Hace un tiempo publiqué esta columna para honrar la memoria de una mujer que bailaba al frente del Show de Jimmy. La publico ahora por su arrolladora actualidad:
Qué no hubiera dado por un beso de la Supernota, la misma que se deslizaba por la pantalla como en un sueño, como esas chicas que se derretían, divas de hielo y botas, cuando 007 disparaba su Pietro Beretta entre una música jadeante.
Uno no sabe si era el Vino Sansón o los gránulos del Ponqué Ramo, pero algo se iba al cerebro cuando aparecían aquellas chicas de largas piernas y manos inquietas que disparaban besos a la cámara, mientras repetían, “hola amigos/bienvenidos/ a la hora con más música…”, era el Show de Jimmy, y estas rubias platinadas, entre las que se contaba la Supernota, eran tan, tan inalcanzables, que uno pensaba, quizá, el único que podía llevarlas a la cama era el propio Jimmy, con sus argucias musicales y su jerga barranquillera.
Ayer, los diarios publicaron la muerte de la Supernota, y pusieron sus dos fotos, a lado y lado; la de aquellos años traviesos, con la boquita de chicle, camisa de lino amarrada en el ombligo, manos en jarra, mirada desafiante, como la de aquellas barbies superstar que se saben en la cima del mundo, y la otra, del ser doliente de la Calle del Cartucho, víctima de un cáncer, entregada a la droga, con un rostro que parece emerger del canto decimotercero del Dante, en el que brillan, lejanamente, esos ojos grises que tanto amamos, y deseamos, mientras llovía allá en el litoral, en la meseta cundiboyacense, en los Llanos de Carmen Tea.
Un antes y un después, como una sentencia; o una moraleja, o una advertencia para las nuevas Supernotas o Supernovas que van hoy por las pasarelas de Colombia y los ‘castings’ de los programas de moda, con un caminado de diosas vengadoras. Mírame y no me toques.
Me pregunté entonces, si la Supernota fue desafortunada en el amor, dónde estuvo su familia, si en el momento de quiebre de la vida no le alcanzó ni siquiera un marido jubilado que le comprara una casita con tiestos de flores en las ventanas, un Renault 4, o que la llevara de vez en cuando a San Andrés; que le hiciera un álbum para mostrarle a los nietos, algo que recordara que Heidy Iregui había sido la diva de unos de los programas de televisión más vistos en Colombia.
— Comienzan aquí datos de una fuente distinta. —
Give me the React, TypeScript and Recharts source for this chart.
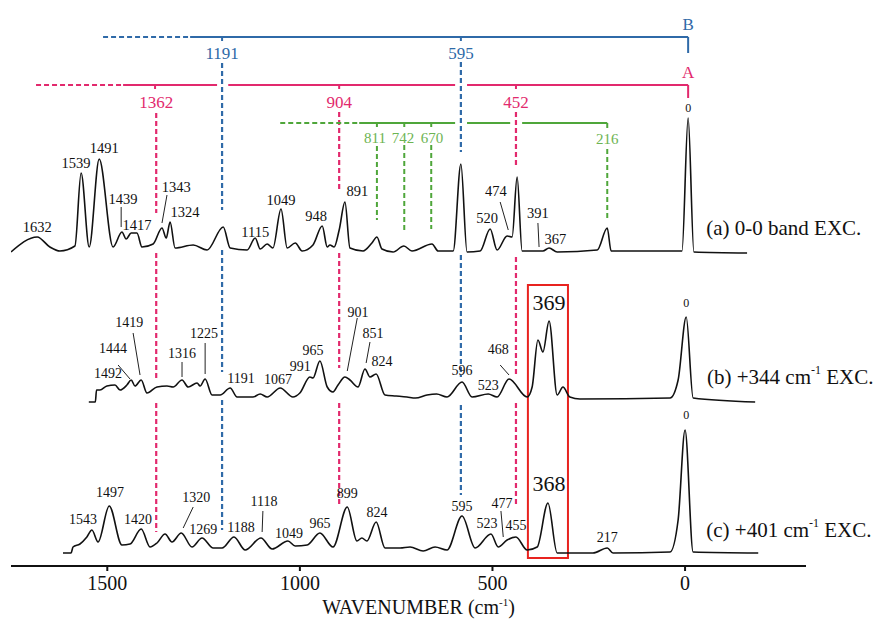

Quizá su declive empezó cuando falleció Jimmy Salcedo, debió salir a buscar trabajo y comprobó que ya no era tan joven. Tal vez sus piernas no eran tan firmes, ni se deslizaba como una gata angora por el estudio, y la chispa de sus ojos, otro día del color de los diamantes, había empezado a trocarse en fuego fatuo.
O quizá quienes la llamaban para algún ‘casting’ sólo querían acostarse con ella o pagarle una miseria, a ella que era la Supernota, la nota más alta, la rubia más grácil y provocadora.
O quizá hubiera sido mejor olvidarla, como se olvidan las estrellas del celuloide que un día fueron amores platónicos. Dejarla en El Cartucho sin tener que hacer la foto del antes y el después, la misma que de pronto nos ha mostrado la futilidad de los sueños a toda una generación. Sabíamos cuán bella era, pero desconocíamos que había bajado al infierno; me pregunto dónde fueron sus minifaldas satinadas, o aquel gesto de empinarse, alzando la colita, cuando terminaba el programa. Como decía entonces Doña Gloria Valencia de Castaño, desafortunadamente la televisión no era en colores, pero aquella rubita no requería matices ni policromías. Era bella desde el blanco y negro y su sonrisa competía con la de Raquel Welch, con el mohín de Bo Derek. Pensábamos que Jimmy la había traído de algún pueblo de California hasta estas tierras desangeladas donde ella nos hacía mejores con su luz.
Qué no hubiera dado por un beso de la Supernota.